The key is the home's exterior or envelope, which has to be very well sealed and insulated. The institute requires air infiltration of less than 0.6 air changes per hour at 50 pascals, a standard about 10 times as rigorous as the one set by the U.S. government's Energy Star program.

To obtain that, Schultz used triple-paned Optiwin windows (insulating values between R11 and R14), a heavy timber-framed roof (R90) and walls (R50) of insulated concrete forms and staggered double wall stud framing. The home got an amazing HERS (home energy rating) score of 3, on a 0-100 scale, meaning it's 97% more efficient than a regular code-built home.

Schultz, 54, and Eckfeldt, 64, added rooftop solar panels that, combined with an experimental solar thermal storage system, provide all their home's energy. Because the home is so airtight, it has mechanical ventilation.
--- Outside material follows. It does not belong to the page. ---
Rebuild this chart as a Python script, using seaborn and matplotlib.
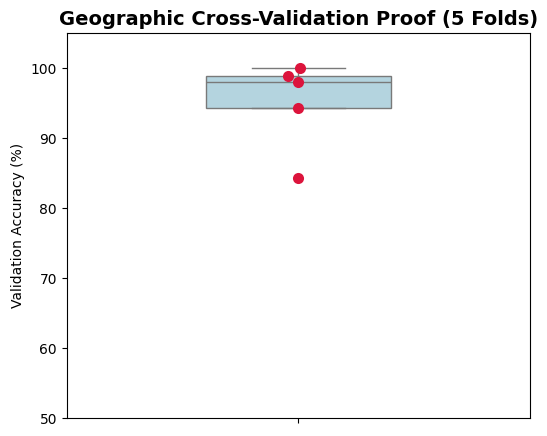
import numpy as np
import pandas as pd
import matplotlib
matplotlib.use('Agg')
import matplotlib.pyplot as plt
import seaborn as sns

# Fold accuracies
folds = ['Fold 1', 'Fold 2', 'Fold 3', 'Fold 4', 'Fold 5']
accuracy = [100.0, 98.9, 98.0, 94.3, 84.3]

df = pd.DataFrame({'fold': folds, 'accuracy': accuracy})

# pick a jitter seed that spreads the points roughly like the original
jit = 0.05
wanted = np.array([0.0, -0.0216, 0.0, 0.0, 0.0])
best_seed, best_err = 0, np.inf
for s in range(300000):
    rs = np.random.RandomState(s)
    err = np.abs(rs.uniform(-jit, jit, len(accuracy)) - wanted).max()
    if err < best_err:
        best_seed, best_err = s, err

fig, ax = plt.subplots(figsize=(5.47, 4.36), dpi=100)

sns.boxplot(y=df['accuracy'], color='lightblue', width=0.4, showfliers=False, ax=ax)

np.random.seed(best_seed)
sns.stripplot(y=df['accuracy'], color='crimson', size=8, jitter=jit, ax=ax)

ax.set_ylim(50, 105)
ax.set_ylabel('Validation Accuracy (%)')
ax.set_xlabel('')
ax.set_title('Geographic Cross-Validation Proof (5 Folds)', fontsize=14, fontweight='bold')

fig.subplots_adjust(left=0.122, right=0.969, top=0.924, bottom=0.041)
fig.savefig('out.png', dpi=100)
All this didn't come cheap. Schultz estimates they spent about $450 per square foot. The house has 2,134 square feet of interior conditioned (heated) space. It also has a garage.

"We could have made it a lot simpler," says Schultz, noting the curved windows added cost and made energy modeling more difficult. You can read more about the home on their "Isabella Eco Home" blog.

She and her husband describe themselves as serious environmentalists and say it was important for them to build a home with the lowest carbon footprint possible.

"It's part of our values system," says Schultz, who runs her sustainability management firm largely from their new home. Eckfeldt, a pathologist at the University of Minnesota, spends part of his time teaching in the Twin Cities, about 220 miles to the south.

They started going to Isabella for cross-country skiing and bought a condo there, which they used often while monitoring their home's construction on a nearby 4-acre lot. They have several neighbors, but the nearest grocery store is 25 miles away, and the Canadian border is 20 miles.

Schultz says, "This is definitely wilderness."